The act of developing custom-made versions of expensive drugs is known as "compounding" and allows drugmakers to forego the regulatory process that traditional pharmaceutical companies have to undergo to prove their medicines are safe and efficient, The Wall Street Journal noted.
The U.S. Food and Drug Administration describes compounding as the process of altering or combining certain ingredients to produce a medicine based upon the needs of an individual patient.
Previously, medicines were compounded for patients who could not be treated with other FDA medication due to allergies to certain ingredients.
Now drugmakers are customizing medicines to meet the demand for lower-priced medicines.
One such company is Athenex Inc. in Buffalo, New York, which recently began marketing a compounded version of a popular blood-pressure medication that it sells for up to 35 percent less than the branded version, The Wall Street Journal noted.

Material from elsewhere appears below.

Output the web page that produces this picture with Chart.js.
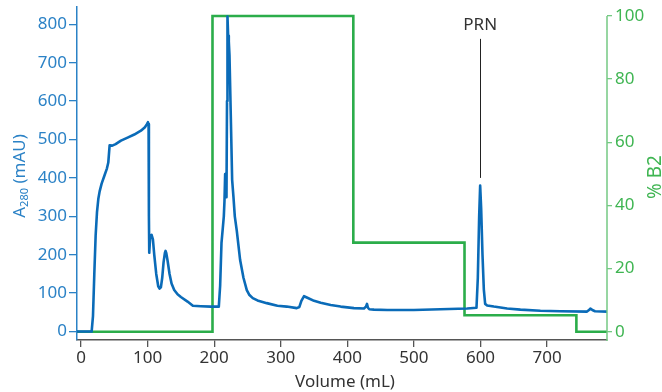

However, the FDA is taking steps to halt these drugmakers while traditional pharmaceutical companies have filed lawsuits against them.
The FDA has said serious patient injury is linked to poor quality compounded drugs, which are not FDA approved.
In a statement, the administration drew upon a 2012 incident in which contaminated drugs compounded by a Massachusetts pharmacy led to more than 750 cases of infection and more than 60 deaths of patients in 20 states.
Last month the FDA proposed having certain drug ingredients that can be used for bulk compounding removed from a list, The Wall Street Journal reported.
"If people start taking compounded drugs because of cost, instead of a generic or new drug, that would undermine the premarket approval system," said Julie Dohm, the FDA senior science adviser for compounding. "Those studies and that testing are so critical to knowing that the drug will be safe and effective."